O Banco do Vaticano pagou depois a soma de US$ 250 milhões aos acionistas do Ambrosiano. Em seguida, o então Papa João Paulo II lançou uma primeira reforma para melhor controlar a instituição. Ele criou um conselho de vigilância e decidiu que a contabilidade do Vaticano passaria a ser publicada. Mas transparência na Santa Sé tem limite.

Em 2010, ocorreu uma nova crise no banco, quando as autoridades italianas questionaram a origem de um volume pouco habitual de fundos do Banco do Vaticano, próximo de US$ 30 milhões, em bancos italianos. O dinheiro foi apreendido como parte de uma investigação na qual o banco teria desrespeitado regras contra lavagem de dinheiro.

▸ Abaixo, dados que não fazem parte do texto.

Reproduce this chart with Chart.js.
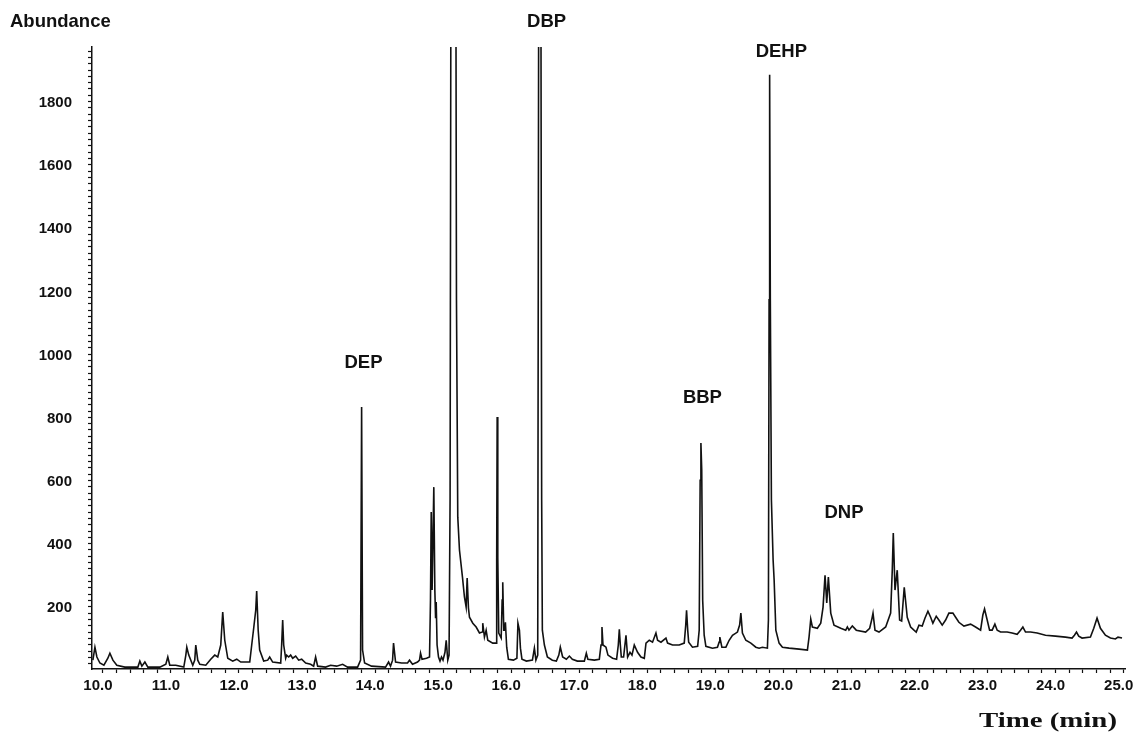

O Papa Bento XVI reagiu criando o "Motu Proprio", a lei anti-lavagem no Vaticano. Mas o Moneyval, grupo anti-lavagem de dinheiro do Conselho da Europa, continua a apontar altos volumes de transações em dinheiro, atividades globais e informações muito limitadas sobre várias organizações que operam com o Banco do Vaticano. O banco demitiu seu presidente, Ettore Gotti Tedeschi, um banqueiro italiano, acusado de incompetência. Seus partidários, porém, dizem que ele foi demitido porque queria dar um mínimo de transparência ao banco. O presidente será um industrial e nobre da Baviera, Ernst von Freyberg, diretor da Ordem de Malta.

O Vaticano gasta muito, e os chamados Óbolos de São Pedro, as doações enviadas de todo o mundo diretamente ao papa, vêm principalmente de Itália, Alemanha e Estados Unidos, sem cobrir o déficit nas contas. Os últimos dados em 2012, sem detalhes, apontavam déficit de € 15 milhões, num balanço de € 300 milhões, por causa de "tendências negativas dos mercados financeiros".

O novo papa escolheu o nome de Francisco, em referência ao santo italiano identificado com pobreza e estilo de vida simples. A questão é se Francisco conseguirá modernizar as finanças da Igreja Católica ou se o Vaticano continuará ameaçado de ter seu sistema bancário bloqueado, minando sua autoridade moral.